Guatemala City, Dec 29 (EFE).- The last flight of this year carrying Guatemalans deported from the United States arrived Thursday in the Central American country with 80 migrants on board, most of them with broken dreams and debts, but retaining the desire to try again – eventually – to find the “American Dream.”
“I’m sad because we have the dream of getting our families ahead, but they grabbed us at the border,” Tomas Quimchoc, one of the 80 Guatemalans deported from Harlingen, Texas, told EFE.
“I will spend the New Year with my family and then I’ll make my fourth attempt to cross the US border,” the 31-year-old from Peten province added.
Like Quimchoc, most of the deportees who arrived in Guatemala on Thursday worked in the agricultural sector in rural parts of the Central American country before making the decision to try and get to the US to seek better living conditions and job opportunities.
The deportees spent between five and 20 days at a detention center in Texas and were returned to Guatemala under Title 42, the public health measure currently used by the US to immediately deport illegal migrants, according to the Guatemalan Immigration Institute (IGM).
“It’s complicated to be detained in the US. If we had any questions (about anything), nobody responded to us, and I had no communication with my family,” 20-year-old Mario Alvarez told EFE, adding that he’d spent $11,000 trying to get into the US.
Alvarez said that he would look for a better job in Guatemala to be able to pay the debt he accumulated in paying for the journey to the US, but he added that for the moment he has no intention of trying to emigrate again, due to the dangers he faced along the northward route through Mexico.

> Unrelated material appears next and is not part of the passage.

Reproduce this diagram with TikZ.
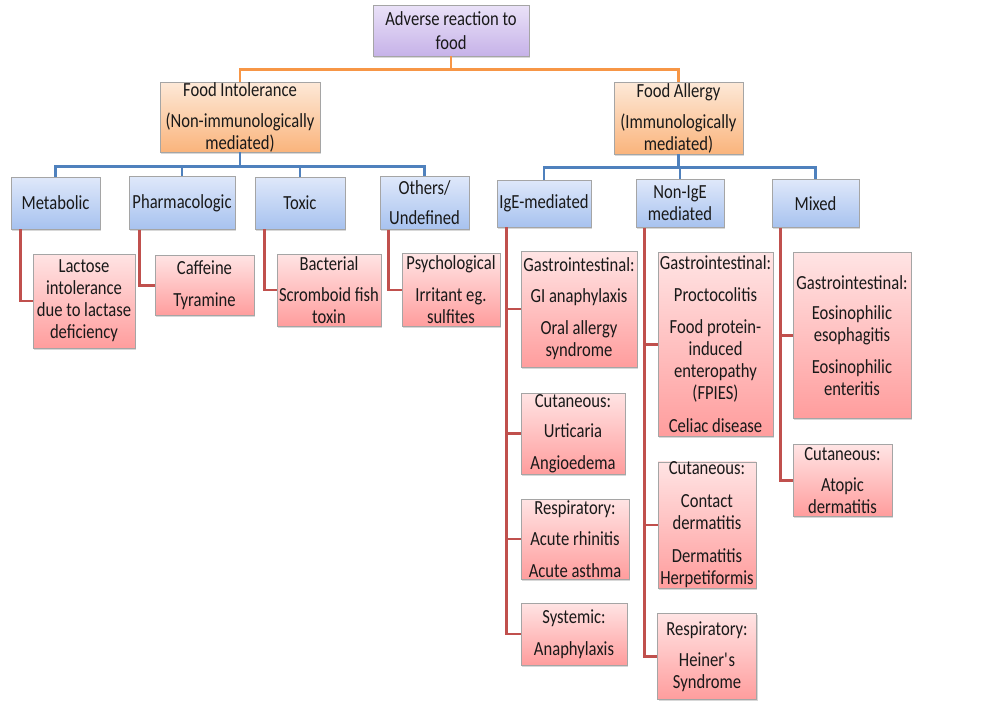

In 2022, the US deported to Guatemala a total of 40,633 people on 368 flights, an increase of 128 percent compared with 2021, when 17,886 illegal migrants were returned to that country, according to official figures.
Among the 40,633 people returned this year have been 7,909 minors, 200 of them unaccompanied by an adult.
In all, between deportations from Mexico and the US, 94,123 migrants have been returned to Guatemala by air and land in 2022, although figures have not yet been collected for the three last days of the year.
The spread of Covid-19 in 2020 and 2021 motivated the US government under then-President Donald Trump to implement Title 42, ostensibly as a public health measure to keep migrants from bringing the coronavirus into the US. That policy was kept in place by the Joe Biden administration, but recently a federal district court judge ruled that it was being applied in an “arbitrary and capricious” manner and should be overturned.
The US Supreme Court, however, issued a ruling to keep Title 42 in place temporarily so that it may review the case filed by 19 state attorneys general to maintain the policy, and a definitive ruling on the matter by the high court is anticipated by June 2023.
In 2020 and 2021, the number of deportees from the US declined but the figures for 2022 have risen much closer to the pre-pandemic figure of 54,599 migrants who were deported back to Guatemala in 2019.
Some three million Guatemalans live in the US, most of them without papers, the local Foreign Ministry estimates, and each year more than 300,000 people try to get to the US to flee the poverty and violence besetting their homeland.